Koyun Baba türbesinin bahçe kapısının üzerindeki kitabede H.963 / M.1588 tarihi bulunmaktadır. Çorum Müzesi’ndeki asıl kitabesinde ise türbenin Koyun Baba’ya ait olduğu belirtilmekte, Koyun Baha’nın 25 Muharrem 873 tarihinde öldüğü türbenin ise H. 874 (M. 1969)’da yapıldığı 68x79 ebadındaki bir mermer üzerine işlenmiş bulunmakladır.

Koyun Baba’nın hayatı Hacı Bektaş-ı Veli’nin hayatıyla aynı varyantlar kullanılarak sunulmaktadır. Hacı Bektaş-ı Veli’nin mürşitleri Ahmet Yesevî ve Lokman Perende olarak bilinirken, Koyun Baba’nın tasavvufi kişiliğine tesir eden şahsiyetler şu anda bilinmemekledir.   

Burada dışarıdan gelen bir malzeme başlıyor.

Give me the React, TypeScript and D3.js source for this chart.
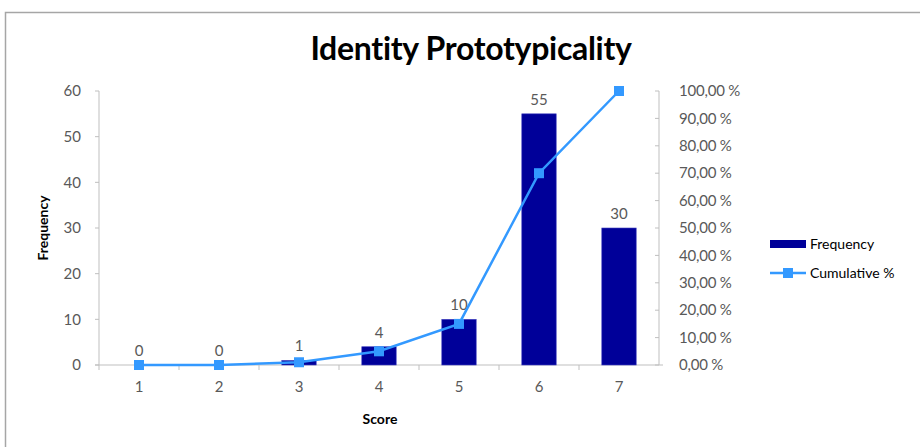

Koyun Baba’nın hiç evlenmemiş olmasına karşın, Gümüşhacıköy ve Merzifon gibi yerlerde iki ya da altı kardeşinden söz edilmesi de onun Anadolu’ya kalabalık bir grupla geldiğini düşündürmektedir.

Koyun Baba Menâkibnâmeleri’nin üzerinde değişik zamanlarda çalışmalar yapılmıştır. Bunların kimi mensur, kimileri de manzumdur. Bu eser önce GÜ Çorum İlahiyat Fakültesi öğrencisi Harun Bayraktutar tarafından incelenerek lisans tezi olarak çalışılmış ve transkribe edilerek Latin harflerine çevrilmiştir. Menakıbnâme’de Koyun Baba’nın üzerinde durulan özelliklerinden bazıları şunlardır:

1) Koyun Baba hayatının her devresinde çalışmayı, el emeği ile geçinmeyi ve bunun gerekliliğini savunuyor. 2) Karşımızda iyiliksever, herkesin yardımına koşan, darda kalanlara el uzatan, iyiliğe iyilikle karşılık veren, kötülük yapanları bu davranışlarından vazgeçirmeye çalışan, son derece cömert, eli ve sofrası açık, helal kazanç ile geçinmeyi ilke edinmiş bir topluluk ve onun reisi bulunmaktadır. Bu öğretilerin İslâm dini esaslarıyla eski Türk âdet ve geleneklerinden geldiğini söylemek gerekir.  3) Menâkıbnâme’deki ahlâkî öğütler: Padişahın zaferle dönmesi halinde birçok vakıflar tayin etmek isteğine rağmen, Koyun Baba’nın bir şey istememesi tamahkârlık karşısında kanaatkârlığın tavsiyesidir. 4) Eser, baştan sona kadar Peygamberimiz Muhammed Mustafa’ya (sav) bağlılık, Ehl-i Beyt sevgisi, Fatıma anamız, Hz. Hasan ve Hüseyin, onların soyundan gelenlere duyulan büyük bir saygı ve sevgi halesi ile işlenmiştir Etkisi altında Kaldığı eski dönem şairlerin anlatımına benzetmek amacıyla kimi eski Anadolu Türkçe’sini hatırlatan sözcükler  kullanması belki ilk okuduğu eserin etkisiyle olabilir.

KAYNAKÇA: M. Şakir Çıplak / Osmancık’ta Erenler Durağı: Koyun Baba (2001), İhsan Işık / Resimli ve Metin Örnekli Türkiye Edebiyatçılar ve Kültür Adamları Ansiklopedisi (C. 12, 2015).